**Material**.
-- -- --
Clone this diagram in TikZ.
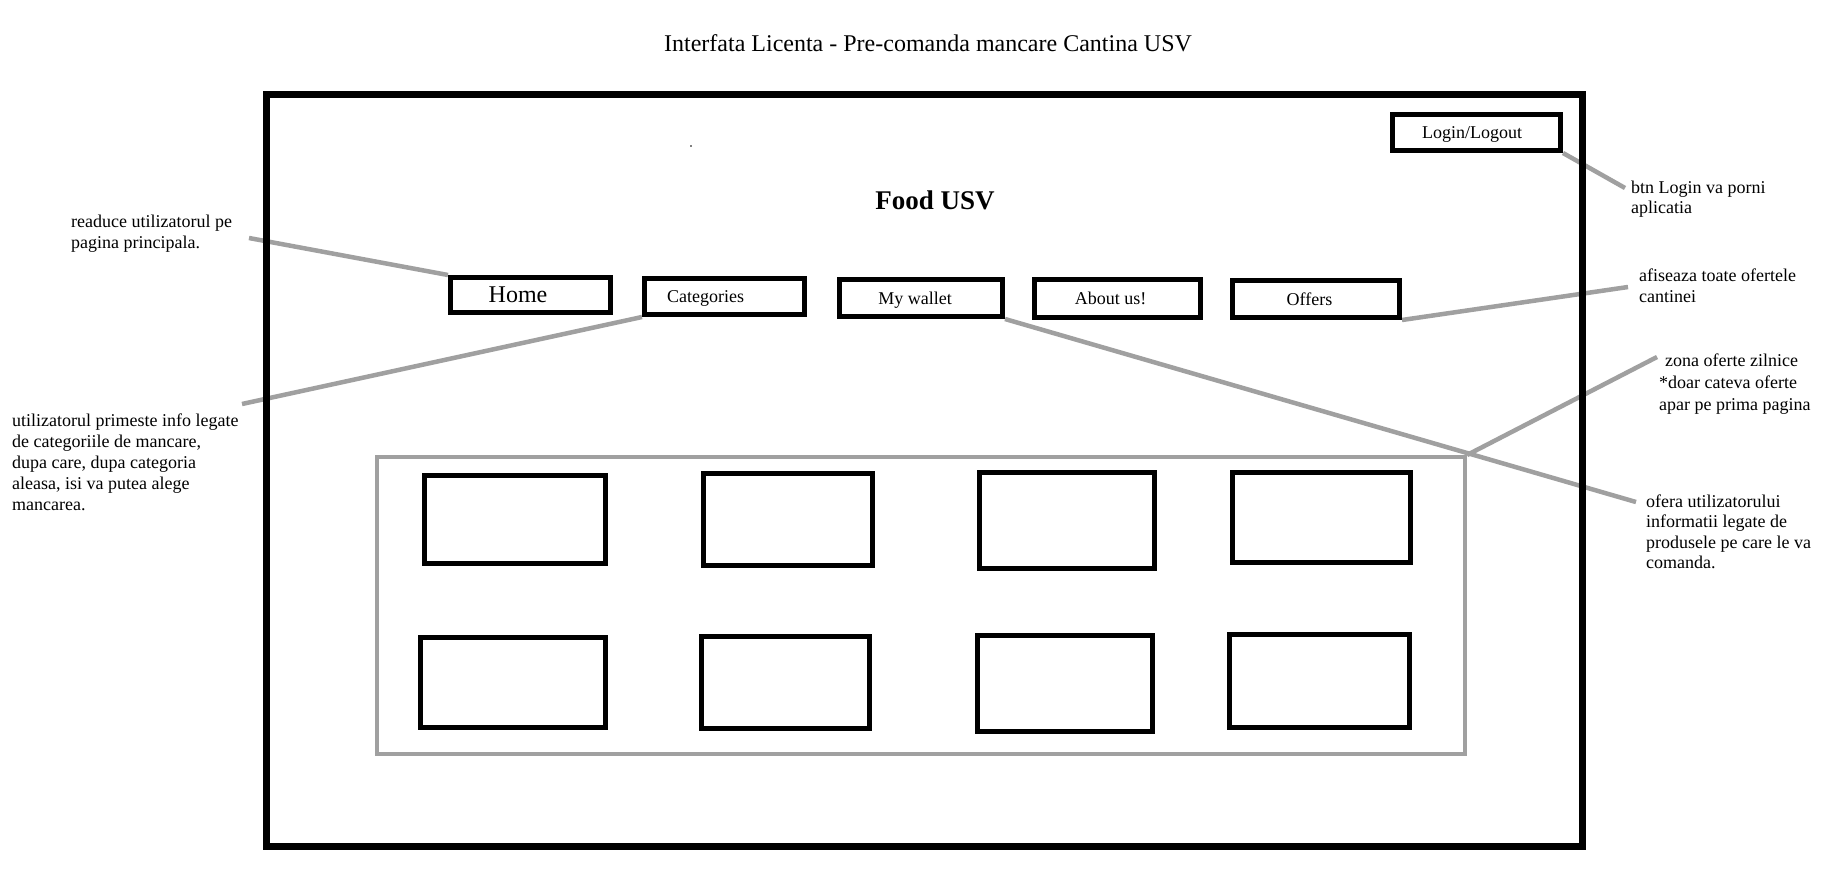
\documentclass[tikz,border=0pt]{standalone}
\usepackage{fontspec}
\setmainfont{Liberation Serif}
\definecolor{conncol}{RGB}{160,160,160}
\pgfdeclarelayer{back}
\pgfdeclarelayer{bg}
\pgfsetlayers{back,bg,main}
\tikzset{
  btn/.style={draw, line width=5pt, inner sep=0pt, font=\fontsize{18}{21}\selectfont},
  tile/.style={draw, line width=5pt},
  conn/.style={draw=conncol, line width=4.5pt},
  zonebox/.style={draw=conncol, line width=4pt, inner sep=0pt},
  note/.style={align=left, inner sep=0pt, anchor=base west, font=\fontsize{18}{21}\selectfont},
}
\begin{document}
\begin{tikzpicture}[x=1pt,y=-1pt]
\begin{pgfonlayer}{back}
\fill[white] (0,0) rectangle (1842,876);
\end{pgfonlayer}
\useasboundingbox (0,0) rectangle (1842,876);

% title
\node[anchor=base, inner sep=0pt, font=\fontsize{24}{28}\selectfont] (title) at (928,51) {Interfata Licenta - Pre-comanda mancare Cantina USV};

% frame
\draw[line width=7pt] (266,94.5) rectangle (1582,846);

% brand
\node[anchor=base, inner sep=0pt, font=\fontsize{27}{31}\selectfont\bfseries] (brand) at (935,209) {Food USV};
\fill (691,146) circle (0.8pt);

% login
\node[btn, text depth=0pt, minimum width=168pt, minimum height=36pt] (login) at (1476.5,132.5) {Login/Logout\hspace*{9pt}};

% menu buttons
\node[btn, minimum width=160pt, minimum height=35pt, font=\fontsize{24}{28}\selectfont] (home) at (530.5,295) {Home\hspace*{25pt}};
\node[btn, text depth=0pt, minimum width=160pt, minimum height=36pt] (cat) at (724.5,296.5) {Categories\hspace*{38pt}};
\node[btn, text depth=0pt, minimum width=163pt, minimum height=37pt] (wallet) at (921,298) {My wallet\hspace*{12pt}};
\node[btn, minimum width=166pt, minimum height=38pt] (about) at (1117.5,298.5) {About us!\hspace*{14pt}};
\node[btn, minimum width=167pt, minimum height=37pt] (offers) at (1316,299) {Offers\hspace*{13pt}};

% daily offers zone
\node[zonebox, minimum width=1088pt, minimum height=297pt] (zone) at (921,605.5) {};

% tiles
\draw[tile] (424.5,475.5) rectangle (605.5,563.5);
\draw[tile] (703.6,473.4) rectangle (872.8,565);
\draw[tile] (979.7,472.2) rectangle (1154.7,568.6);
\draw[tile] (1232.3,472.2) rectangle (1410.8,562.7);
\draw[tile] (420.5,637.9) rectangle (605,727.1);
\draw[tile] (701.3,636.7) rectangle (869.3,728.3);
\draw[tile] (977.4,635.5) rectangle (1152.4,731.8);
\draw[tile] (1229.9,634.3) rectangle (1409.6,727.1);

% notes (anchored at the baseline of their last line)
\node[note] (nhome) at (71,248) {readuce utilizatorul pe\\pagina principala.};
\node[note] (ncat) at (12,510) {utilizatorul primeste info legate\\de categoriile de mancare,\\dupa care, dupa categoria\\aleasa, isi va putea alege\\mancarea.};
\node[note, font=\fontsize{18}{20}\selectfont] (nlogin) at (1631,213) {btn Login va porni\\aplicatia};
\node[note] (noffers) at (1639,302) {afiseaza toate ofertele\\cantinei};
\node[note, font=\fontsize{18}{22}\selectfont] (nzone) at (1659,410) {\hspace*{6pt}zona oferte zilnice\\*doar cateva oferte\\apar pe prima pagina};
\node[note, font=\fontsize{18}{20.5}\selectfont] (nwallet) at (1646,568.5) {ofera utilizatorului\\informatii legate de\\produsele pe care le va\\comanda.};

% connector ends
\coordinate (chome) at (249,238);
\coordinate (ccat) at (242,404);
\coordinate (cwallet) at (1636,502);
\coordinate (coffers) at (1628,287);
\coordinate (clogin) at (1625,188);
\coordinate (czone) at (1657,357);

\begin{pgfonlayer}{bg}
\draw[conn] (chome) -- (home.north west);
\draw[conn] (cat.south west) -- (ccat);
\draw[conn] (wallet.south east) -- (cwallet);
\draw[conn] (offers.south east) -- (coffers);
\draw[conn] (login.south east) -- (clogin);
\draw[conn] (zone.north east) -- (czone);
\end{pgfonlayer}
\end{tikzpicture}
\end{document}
-- -- --
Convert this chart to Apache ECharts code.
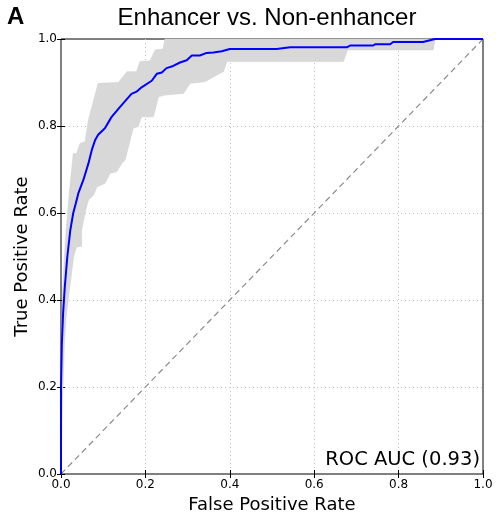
-- -- --
Above are records; say how many of their lines contain the word "this", giving only the number.

**Written answer**. 2